REQUEST - Give back a single number, the count of lines containing the word "with".

PROVIDED DATA -
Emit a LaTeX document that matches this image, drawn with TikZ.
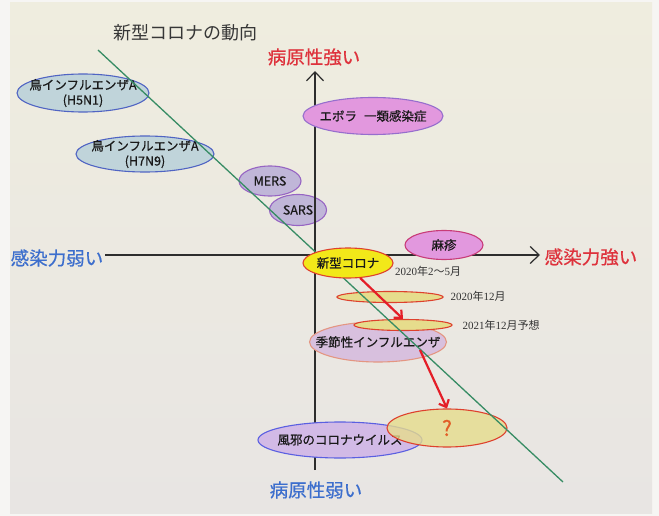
\documentclass[tikz,border=0pt]{standalone}
\usepackage{fontspec}
\newfontfamily\jp{Noto Sans CJK JP}
\newfontfamily\jpm[FakeBold=0.6]{Noto Sans CJK JP}
\newfontfamily\lser{Liberation Serif}
\usetikzlibrary{arrows.meta,shapes.geometric}
\definecolor{outerbg}{RGB}{246,245,243}
\definecolor{slidetop}{RGB}{239,237,223}
\definecolor{slidebot}{RGB}{232,229,227}
\definecolor{titlegray}{RGB}{55,55,55}
\definecolor{axisgray}{RGB}{45,45,45}
\definecolor{lblred}{RGB}{222,50,60}
\definecolor{lblblue}{RGB}{60,110,205}
\definecolor{bluefill}{RGB}{192,212,218}
\definecolor{blueline}{RGB}{80,100,195}
\definecolor{lavfill}{RGB}{192,182,216}
\definecolor{lavline}{RGB}{150,100,195}
\definecolor{pinkfill}{RGB}{226,152,222}
\definecolor{pinkline}{RGB}{150,110,205}
\definecolor{measline}{RGB}{200,60,120}
\definecolor{yelfill}{RGB}{242,232,25}
\definecolor{redline}{RGB}{222,65,45}
\definecolor{datefill}{RGB}{230,220,140}
\definecolor{seasfill}{RGB}{216,192,222}
\definecolor{seasline}{RGB}{228,150,130}
\definecolor{coldfill}{RGB}{210,186,230}
\definecolor{coldline}{RGB}{90,95,225}
\definecolor{qmark}{RGB}{225,95,40}
\definecolor{greenln}{RGB}{55,140,100}
\definecolor{arrred}{RGB}{228,30,40}
\begin{document}
\begin{tikzpicture}[x=1pt,y=-1pt,
  ell/.style={ellipse, draw, line width=1.1pt, inner sep=0pt},
  lbl/.style={inner sep=0pt, align=center, font=\jpm\fontsize{12.5}{15}\selectfont, text=black!90},
  axlabel/.style={font=\jpm\fontsize{18.5}{20}\selectfont, inner sep=0pt},
  axisline/.style={draw=axisgray, line width=1.2pt},
  redarrow/.style={draw=arrred, line width=2.2pt, -{Straight Barb[length=6pt,width=11pt]}},
  datelbl/.style={font=\lser\fontsize{11}{13}\selectfont, text=black!80, inner sep=0pt}
]
\useasboundingbox (0,0) rectangle (659,516);
\fill[outerbg] (0,0) rectangle (659,516);
\shade[top color=slidetop, bottom color=slidebot] (10,3) rectangle (652,513);

% title
\node[font=\jp\fontsize{18}{20}\selectfont, text=titlegray] (title) at (185,33) {新型コロナの動向};

% left-side ellipses
\node[ell, fill=bluefill, draw=blueline, minimum width=132pt, minimum height=38pt,
  label={[lbl]center:鳥インフルエンザA\\(H5N1)}] (h5n1) at (83,93) {};
\node[ell, fill=bluefill, draw=blueline, minimum width=138pt, minimum height=36pt,
  label={[lbl]center:鳥インフルエンザA\\(H7N9)}] (h7n9) at (145,154) {};
\node[ell, fill=lavfill, draw=lavline, minimum width=62pt, minimum height=30pt,
  label={[lbl]center:MERS}] (mers) at (270,181) {};
\node[ell, fill=lavfill, draw=lavline, minimum width=57pt, minimum height=31pt,
  label={[lbl]center:SARS}] (sars) at (298,210) {};

% axes
\coordinate (xl) at (105,255);
\coordinate (xr) at (540,255);
\coordinate (yt) at (315,71);
\coordinate (yb) at (315,470);
\draw[axisline, -{Straight Barb[length=9pt,width=17pt]}] (xl) -- (xr);
\draw[axisline, -{Straight Barb[length=9pt,width=17pt]}] (yb) -- (yt);

% axis labels
\node[axlabel, text=lblred] (pstrong) at (314,57) {病原性強い};
\node[axlabel, text=lblblue] (pweak) at (316,490) {病原性弱い};
\node[axlabel, text=lblblue] (iweak) at (57,258) {感染力弱い};
\node[axlabel, text=lblred] (istrong) at (591,257) {感染力強い};

% right-side ellipses
\node[ell, fill=pinkfill, draw=pinkline, minimum width=140pt, minimum height=37pt,
  label={[lbl]center:エボラ\hspace{7pt}一類感染症}] (ebola) at (373,116) {};
\node[ell, fill=pinkfill, draw=measline, minimum width=78pt, minimum height=29pt,
  label={[lbl]center:麻疹}] (measles) at (444,245) {};
\node[ell, fill=coldfill, draw=coldline, minimum width=164pt, minimum height=36pt,
  label={[lbl]center:風邪のコロナウイルス}] (cold) at (340,440) {};
\node[ell, fill=seasfill, draw=seasline, minimum width=137pt, minimum height=40pt,
  label={[lbl]center:季節性インフルエンザ}] (seas) at (378,342) {};

% trajectory ellipses
\node[ell, fill=datefill, draw=redline, minimum width=106pt, minimum height=11pt] (e2020) at (390,297) {};
\node[ell, fill=datefill, draw=redline, minimum width=98pt, minimum height=11pt] (e2021) at (403,325) {};
\node[ell, fill=datefill, fill opacity=0.8, draw=redline, minimum width=120pt, minimum height=38pt,
  label={[lbl, font=\jpm\fontsize{21}{22}\selectfont, text=qmark]center:?}] (q) at (447,428) {};

% green trend line
\coordinate (g1) at (98,50);
\coordinate (g2) at (563,482);
\draw[greenln, line width=1.3pt] (g1) -- (g2);

% current corona
\node[ell, fill=yelfill, draw=redline, minimum width=90pt, minimum height=30pt,
  label={[lbl]center:新型コロナ}] (corona) at (348,263) {};

% date labels
\node[datelbl] (d1) at (428,271) {2020\jp 年\lser 2\jp 〜\lser 5\jp 月};
\node[datelbl] (d2) at (478,296) {2020\jp 年\lser 12\jp 月};
\node[datelbl] (d3) at (501,325) {2021\jp 年\lser 12\jp 月予想};

% red arrows
\coordinate (a2s) at (420,350);
\draw[redarrow] (corona.-51) -- (e2021.north);
\draw[redarrow] (a2s) -- (q.north);
\end{tikzpicture}
\end{document}
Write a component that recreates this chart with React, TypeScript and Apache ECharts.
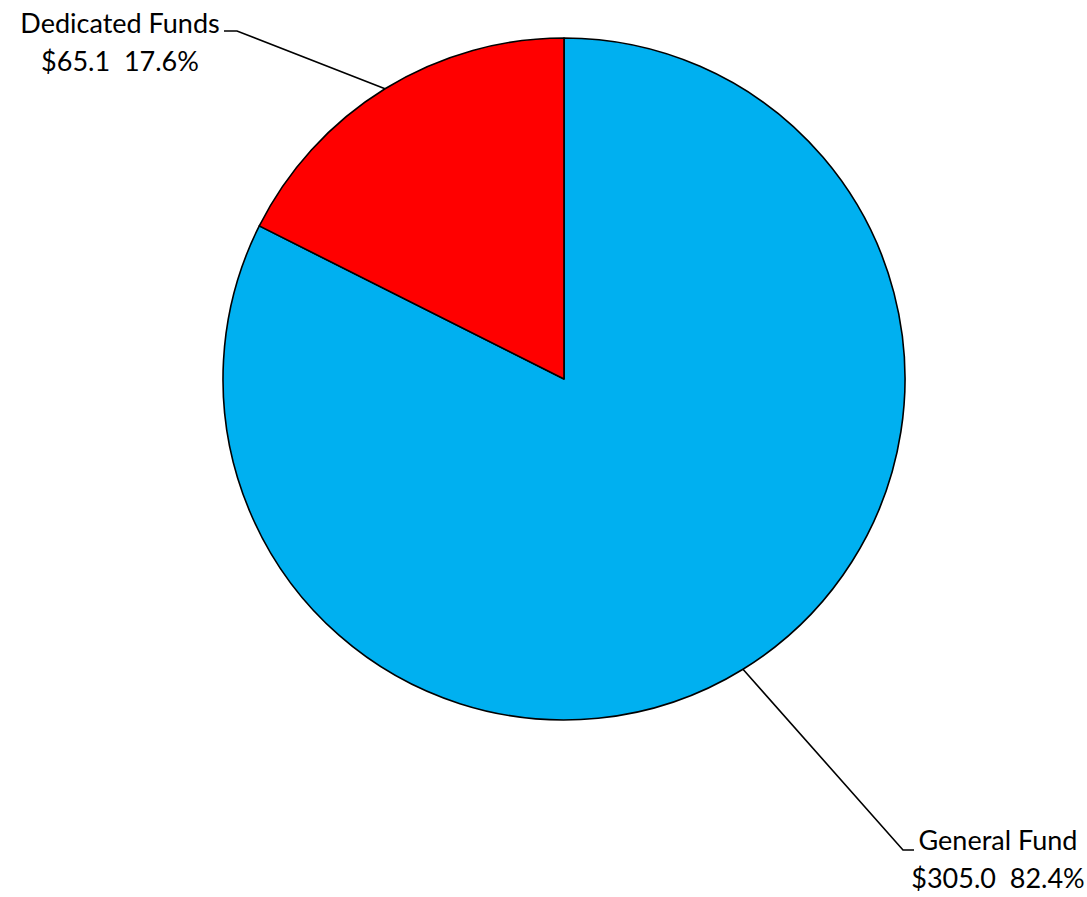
import React, { useEffect, useRef } from "react";
import * as echarts from "echarts";

const categories = ["General Fund", "Dedicated Funds"];
const values = [305.0, 65.1];
const colors = ["#00B0F0", "#FF0000"];

export default function App() {
  const ref = useRef<HTMLDivElement>(null);
  useEffect(() => {
    if (!ref.current) return;
    const chart = echarts.init(ref.current, null, { renderer: "svg" });
    const labelPos: Record<string, any> = {
      "General Fund": { x: 998, y: 858, lineY: 850, end: 914, elbow: 903 },
      "Dedicated Funds": { x: 120, y: 41, lineY: 31, end: 224, elbow: 237 },
    };
    chart.setOption({
      animation: false,
      backgroundColor: "#ffffff",
      series: [
        {
          type: "pie",
          center: [564, 379],
          radius: 341,
          startAngle: 90,
          clockwise: true,
          percentPrecision: 1,
          avoidLabelOverlap: false,
          data: categories.map((c, i) => ({
            name: c,
            value: values[i],
            itemStyle: { color: colors[i] },
          })),
          itemStyle: { borderColor: "#000000", borderWidth: 1.6 },
          label: {
            show: true,
            position: "outside",
            color: "#000000",
            fontFamily: "Lato, 'Open Sans', sans-serif",
            fontSize: 27,
            lineHeight: 38,
            align: "center",
            formatter: (p: any) =>
              `${p.name}\n$${Number(p.value).toFixed(1)}  ${Number(p.percent).toFixed(1)}%`,
          },
          labelLine: {
            show: true,
            lineStyle: { color: "#000000", width: 1.6 },
          },
          emphasis: { disabled: true },
          labelLayout: (params: any) => {
            const name = categories[params.dataIndex];
            const lp = labelPos[name];
            const start =
              params.labelLinePoints && params.labelLinePoints[0]
                ? params.labelLinePoints[0]
                : [lp.elbow, lp.lineY];
            return {
              x: lp.x,
              y: lp.y,
              align: "center",
              verticalAlign: "middle",
              labelLinePoints: [start, [lp.elbow, lp.lineY], [lp.end, lp.lineY]],
            };
          },
        },
      ],
    });
    return () => chart.dispose();
  }, []);
  return (
    <div
      ref={ref}
      style={{ position: "fixed", left: 0, top: 0, width: 1087, height: 897 }}
    />
  );
}
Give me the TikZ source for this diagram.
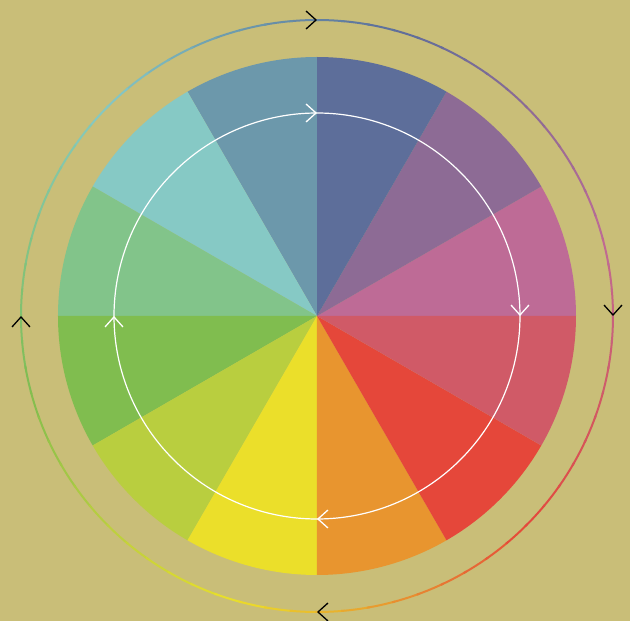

ANSWER TO THE EXERCISE - 2